PLS, on the other hand, is a hybrid model. It acknowledges that while the product is the best tool for demonstrating value, a human sales team is still essential for navigating complex procurement processes, negotiating enterprise contracts, and providing strategic guidance to high-value accounts. In essence, PLS is a layer you add on top of a PLG foundation to capture larger, more complex deals that a self-serve-only model might miss.
| Aspect | Product-Led Growth (PLG) | Product-Led Sales (PLS) | Traditional Sales-Led Growth |
|---|---|---|---|
| Primary Driver | The product itself | Product usage data + sales team | Sales and marketing teams |
| Lead Type | Product-Qualified Leads (PQLs) | PQLs and Product-Qualified Accounts (PQAs) | Marketing-Qualified Leads (MQLs) |
| Initial Contact | User signs up for a free version | User signs up; sales engages based on usage | Salesperson reaches out via cold call/email |
| Sales Team Role | Minimal to none; focused on enterprise | Consultative; helps PQLs upgrade/expand | Educational; convinces prospects of value |
| Ideal Customer | Individuals and small teams | Mid-market and enterprise companies | Primarily enterprise companies |
Why Product-Led Sales Matters for Driving Startup Growth
For early-stage startups, implementing a Product-Led Sales strategy serves as a powerful lever for efficient growth. Data confirms this model delivers tangible results by aligning with how modern customers prefer to buy. This alignment produces a more efficient sales funnel, compressing the sales cycle and significantly reducing Customer Acquisition Cost (CAC).

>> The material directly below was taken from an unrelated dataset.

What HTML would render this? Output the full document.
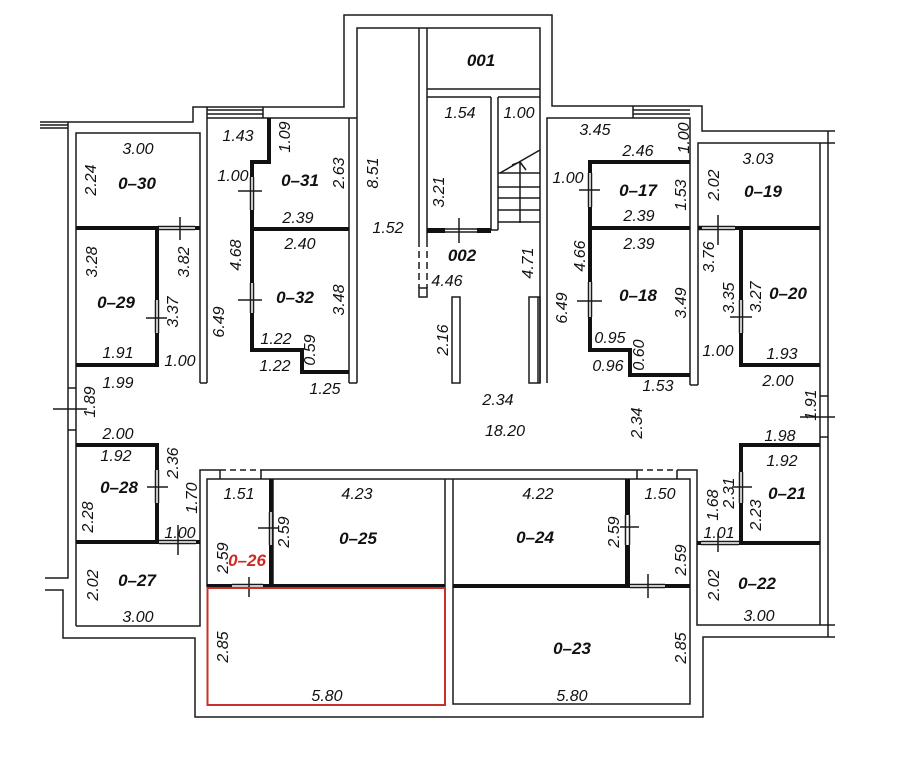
<!DOCTYPE html>
<html><head><meta charset="utf-8"><style>
html,body{margin:0;padding:0;background:#fff;}
svg{display:block;}
text{font-family:"Liberation Sans",sans-serif;font-style:italic;fill:#111;}
.d{font-size:16px;}
.r{font-size:17px;font-weight:bold;}
</style></head><body>
<svg width="923" height="770" viewBox="0 0 923 770" xmlns="http://www.w3.org/2000/svg">
<rect width="923" height="770" fill="#fff"/>
<g fill="none" stroke="#1a1a1a" stroke-width="1.5">
<!-- outer/top walls -->
<path d="M40,122 H193 V107 H344 V15 H552 V106 H702 V131 H835"/>
<path d="M40,125 H68 M40,128 H68"/>
<path d="M357,383 V28 H540 V383"/>
<path d="M547,383 V118 H690 V385"/>
<path d="M698,385 V143 H835"/>
<path d="M76,626 V133 H200 V383"/>
<path d="M207,383 V107"/>
<path d="M207,118 H357"/>
<path d="M349,118 V383"/>
<path d="M207,110 H263 M207,114 H263 M263,107 V118"/>
<path d="M633,110 H690 M633,114 H690 M633,106 V118"/>
<path d="M68,122 V578 H45"/>
<path d="M45,590 H63 V638 H195 V717 H703 V637 H835"/>
<path d="M76,626 H200 V470 H220 M261,470 H637 M677,470 H697 V625 H835"/>
<path d="M220,470 H261 M637,470 H677" stroke-dasharray="6,4"/>
<path d="M220,470 V479 M261,470 V479 M637,470 V479 M677,470 V479"/>
<path d="M820,143 V625 M828,131 V637"/>
<path d="M820,396 H828 M820,437 H828 M800,417 H835"/>
<path d="M68,388 H76 M68,430 H76 M53,409 H87"/>
<!-- pier caps -->
<path d="M200,383 H207 M349,383 H357"/>
<rect x="452" y="297" width="8" height="86"/>
<rect x="529" y="297" width="11" height="86"/>
<path d="M538,297 V383"/>
<path d="M690,385 H698"/>
<!-- core -->
<path d="M419,28 V240 M427,28 V240"/>
<path d="M419,240 V288 M427,240 V288" stroke-dasharray="7,4"/>
<rect x="419" y="288" width="8" height="9"/>
<path d="M427,89 H540 M427,97 H491 M498,97 H540"/>
<path d="M491,97 V230 M498,97 V230 M491,230 H498"/>
<path d="M427,229 H491 M427,232 H491"/>
<path d="M459,218 V243"/>
<!-- stairs -->
<path d="M498,173 H540 M498,187 H540 M498,198 H540 M498,210 H540 M498,222 H540"/>
<path d="M500,173 L540,150 M520,162 V223 M520,162 L512,165 M520,162 L526,170"/>
<!-- bottom block inner -->
<path d="M207,587 V479 H690 V704 H453 V479 M445,479 V587"/>
<path d="M273,479 V585"/>
<!-- thin door lines -->
<path d="M158,226.5 H195 M158,229.5 H195"/>
<path d="M155.5,300 V333 M158.5,300 V333"/>
<path d="M155.5,470 V503 M158.5,470 V503"/>
<path d="M159,540.5 H196 M159,543.5 H196"/>
<path d="M250.5,177 V210 M253.5,177 V210 M250.5,283 V313 M253.5,283 V313"/>
<path d="M588.5,173 V207 M591.5,173 V207 M588.5,282 V317 M591.5,282 V317"/>
<path d="M698,226.5 H735 M698,229.5 H735"/>
<path d="M739.5,300 V333 M742.5,300 V333"/>
<path d="M739.5,472 V503 M742.5,472 V503"/>
<path d="M701,541.5 H739 M701,544.5 H739"/>
<path d="M269.5,512 V545 M272.5,512 V545"/>
<path d="M232,584.5 H263 M232,587.5 H263"/>
<path d="M625.5,515 V545 M629.5,515 V545"/>
<path d="M630,584.5 H665 M630,587.5 H665"/>
<!-- door ticks -->
<path d="M180,217 V240 M146,318 H167 M147,487 H168 M178,525 V555 M238,191 H262 M238,300 H262 M579,190 H600 M577,301 H602 M718,215 V245 M730,317 H752 M732,487 H752 M718,533 V552 M258,528 H278 M249,577 V597 M620,527 H639 M648,574 V598"/>
</g>
<!-- thick partitions -->
<g fill="#111">
<rect x="76" y="226" width="82" height="4"/><rect x="195" y="226" width="5" height="4"/>
<rect x="155" y="226" width="4" height="74"/><rect x="155" y="333" width="4" height="34"/>
<rect x="76" y="363" width="83" height="4"/>
<rect x="76" y="443" width="83" height="4"/>
<rect x="155" y="443" width="4" height="27"/><rect x="155" y="503" width="4" height="40"/>
<rect x="76" y="540" width="83" height="4"/><rect x="196" y="540" width="4" height="4"/>
<rect x="267" y="118" width="4" height="44"/><rect x="250" y="160" width="21" height="4"/>
<rect x="250" y="160" width="4" height="17"/><rect x="250" y="210" width="4" height="73"/>
<rect x="250" y="313" width="4" height="39"/>
<rect x="250" y="227" width="99" height="4"/>
<rect x="250" y="348" width="54" height="4"/><rect x="300" y="348" width="4" height="25"/>
<rect x="300" y="370" width="49" height="4"/>
<rect x="588" y="160" width="102" height="4"/><rect x="588" y="160" width="4" height="13"/>
<rect x="588" y="207" width="4" height="75"/><rect x="588" y="317" width="4" height="35"/>
<rect x="588" y="226" width="102" height="4"/>
<rect x="588" y="348" width="44" height="4"/><rect x="628" y="348" width="4" height="29"/>
<rect x="628" y="373" width="62" height="4"/>
<rect x="735" y="226" width="85" height="4"/><rect x="698" y="226" width="4" height="4"/>
<rect x="739" y="229" width="4" height="71"/><rect x="739" y="333" width="4" height="34"/>
<rect x="739" y="363" width="81" height="4"/>
<rect x="739" y="443" width="81" height="4"/>
<rect x="739" y="443" width="4" height="29"/><rect x="739" y="503" width="4" height="42"/>
<rect x="739" y="541" width="81" height="4"/><rect x="697" y="541" width="4" height="4"/>
<rect x="269" y="479" width="4" height="33"/><rect x="269" y="545" width="4" height="40"/>
<rect x="207" y="584" width="25" height="4"/><rect x="263" y="584" width="182" height="4"/>
<rect x="625" y="479" width="5" height="36"/><rect x="625" y="545" width="5" height="40"/>
<rect x="453" y="584" width="177" height="4"/><rect x="665" y="584" width="25" height="4"/>
<rect x="427" y="228" width="18" height="5"/><rect x="477" y="228" width="14" height="5"/>
</g>
<rect x="207.5" y="588" width="237.5" height="117" fill="none" stroke="#c8302a" stroke-width="2"/>
<!-- dimension labels -->
<g class="d" text-anchor="middle">
<text x="138" y="154">3.00</text>
<text transform="translate(90,180) rotate(-90)" dy="6">2.24</text>
<text transform="translate(91,262) rotate(-90)" dy="6">3.28</text>
<text transform="translate(183,262) rotate(-90)" dy="6">3.82</text>
<text transform="translate(172,312) rotate(-90)" dy="6">3.37</text>
<text x="118" y="358">1.91</text>
<text x="180" y="366">1.00</text>
<text x="118" y="388">1.99</text>
<text transform="translate(89,402) rotate(-90)" dy="6">1.89</text>
<text x="118" y="439">2.00</text>
<text x="116" y="461">1.92</text>
<text transform="translate(172,463) rotate(-90)" dy="6">2.36</text>
<text transform="translate(191,498) rotate(-90)" dy="6">1.70</text>
<text transform="translate(87,517) rotate(-90)" dy="6">2.28</text>
<text x="180" y="538">1.00</text>
<text transform="translate(92,585) rotate(-90)" dy="6">2.02</text>
<text x="138" y="622">3.00</text>
<text x="238" y="141">1.43</text>
<text transform="translate(284,137) rotate(-90)" dy="6">1.09</text>
<text x="233" y="181">1.00</text>
<text transform="translate(338,173) rotate(-90)" dy="6">2.63</text>
<text x="298" y="223">2.39</text>
<text x="300" y="249">2.40</text>
<text transform="translate(235,255) rotate(-90)" dy="6">4.68</text>
<text transform="translate(338,300) rotate(-90)" dy="6">3.48</text>
<text transform="translate(218,322) rotate(-90)" dy="6">6.49</text>
<text x="276" y="344">1.22</text>
<text transform="translate(309,350) rotate(-90)" dy="6">0.59</text>
<text x="275" y="371">1.22</text>
<text x="325" y="394">1.25</text>
<text transform="translate(372,173) rotate(-90)" dy="6">8.51</text>
<text x="388" y="233">1.52</text>
<text transform="translate(438,192) rotate(-90)" dy="6">3.21</text>
<text x="460" y="118">1.54</text>
<text x="519" y="118">1.00</text>
<text x="447" y="286">4.46</text>
<text transform="translate(527,263) rotate(-90)" dy="6">4.71</text>
<text transform="translate(442,340) rotate(-90)" dy="6">2.16</text>
<text x="498" y="405">2.34</text>
<text x="505" y="436">18.20</text>
<text transform="translate(636,423) rotate(-90)" dy="6">2.34</text>
<text x="595" y="135">3.45</text>
<text transform="translate(683,138) rotate(-90)" dy="6">1.00</text>
<text x="638" y="156">2.46</text>
<text x="568" y="183">1.00</text>
<text transform="translate(680,195) rotate(-90)" dy="6">1.53</text>
<text x="639" y="221">2.39</text>
<text x="639" y="249">2.39</text>
<text transform="translate(579,256) rotate(-90)" dy="6">4.66</text>
<text transform="translate(561,308) rotate(-90)" dy="6">6.49</text>
<text transform="translate(680,303) rotate(-90)" dy="6">3.49</text>
<text x="610" y="343">0.95</text>
<text transform="translate(638,355) rotate(-90)" dy="6">0.60</text>
<text x="608" y="371">0.96</text>
<text x="658" y="391">1.53</text>
<text x="758" y="164">3.03</text>
<text transform="translate(713,185) rotate(-90)" dy="6">2.02</text>
<text transform="translate(708,257) rotate(-90)" dy="6">3.76</text>
<text transform="translate(728,298) rotate(-90)" dy="6">3.35</text>
<text transform="translate(755,297) rotate(-90)" dy="6">3.27</text>
<text x="718" y="356">1.00</text>
<text x="782" y="359">1.93</text>
<text x="778" y="386">2.00</text>
<text transform="translate(810,405) rotate(-90)" dy="6">1.91</text>
<text x="780" y="441">1.98</text>
<text x="782" y="466">1.92</text>
<text transform="translate(728,493) rotate(-90)" dy="6">2.31</text>
<text transform="translate(712,505) rotate(-90)" dy="6">1.68</text>
<text transform="translate(755,515) rotate(-90)" dy="6">2.23</text>
<text x="719" y="538">1.01</text>
<text transform="translate(713,585) rotate(-90)" dy="6">2.02</text>
<text x="759" y="621">3.00</text>
<text x="239" y="499">1.51</text>
<text x="357" y="499">4.23</text>
<text transform="translate(283,532) rotate(-90)" dy="6">2.59</text>
<text transform="translate(222,558) rotate(-90)" dy="6">2.59</text>
<text transform="translate(222,647) rotate(-90)" dy="6">2.85</text>
<text x="327" y="701">5.80</text>
<text x="538" y="499">4.22</text>
<text x="660" y="499">1.50</text>
<text transform="translate(613,532) rotate(-90)" dy="6">2.59</text>
<text transform="translate(680,560) rotate(-90)" dy="6">2.59</text>
<text transform="translate(680,648) rotate(-90)" dy="6">2.85</text>
<text x="572" y="701">5.80</text>
</g>
<!-- room names -->
<g class="r" text-anchor="middle">
<text x="137" y="189">0–30</text>
<text x="116" y="308">0–29</text>
<text x="119" y="493">0–28</text>
<text x="137" y="586">0–27</text>
<text x="300" y="186">0–31</text>
<text x="295" y="303">0–32</text>
<text x="481" y="66">001</text>
<text x="462" y="261">002</text>
<text x="638" y="196">0–17</text>
<text x="638" y="301">0–18</text>
<text x="763" y="197">0–19</text>
<text x="788" y="299">0–20</text>
<text x="787" y="499">0–21</text>
<text x="757" y="589">0–22</text>
<text x="358" y="544">0–25</text>
<text x="247" y="566" style="fill:#cc2a22">0–26</text>
<text x="535" y="543">0–24</text>
<text x="572" y="654">0–23</text>
</g>
</svg>
</body></html>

Let's dive into the numbers with a real-world example. According to SaaStr, the analytics company Amplitude implemented a PLS strategy that tripled its lead-to-pipeline conversion rate. Their sales team became three times more effective at closing deals originating from product usage compared to traditional MQLs. This isn't an anomaly; it's the result of focusing sales efforts on users who have already raised their hands through their actions, not just by filling out a form. When your sales team engages with a warm, qualified lead who already understands your product's value, the conversation shifts from "what is this?" to "how can we do more with this?"—a much shorter path to a closed deal.
Frequently Asked Questions
What is a product-qualified lead (PQL)?
A product-qualified lead (PQL) is a customer using a free trial or freemium version of your product who has met predefined criteria indicating they are highly likely to become a paying customer. These criteria are based on in-product behavior, such as using a key feature, inviting teammates, or hitting a usage limit.
When should a startup consider implementing Product-Led Sales?
A startup should consider PLS once it has achieved product-market fit and has a product that can deliver value quickly without significant sales intervention. According to an in-depth guide by Elena Verna, it's an ideal strategy when you have a strong self-serve user base but want to move upmarket to capture larger, more complex enterprise deals that require a sales touch.
What are the most common pitfalls to avoid with PLS?
Common pitfalls include defining PQLs too broadly (leading to noise for the sales team), not providing sales with the right data and tools to act on PQL signals, and having sales reps use traditional, pitch-heavy tactics on product-qualified users. The outreach must be contextual and helpful, not a generic sales script.
The Bottom Line
Product-Led Sales is a strategic response to a fundamental shift in buyer behavior, not merely a buzzword. By putting your product at the forefront of the sales process, it creates a more efficient, scalable, and customer-centric growth engine. For early-stage founders, the takeaway is clear: build a great product that users love, and then empower your sales team with the data to help those users succeed.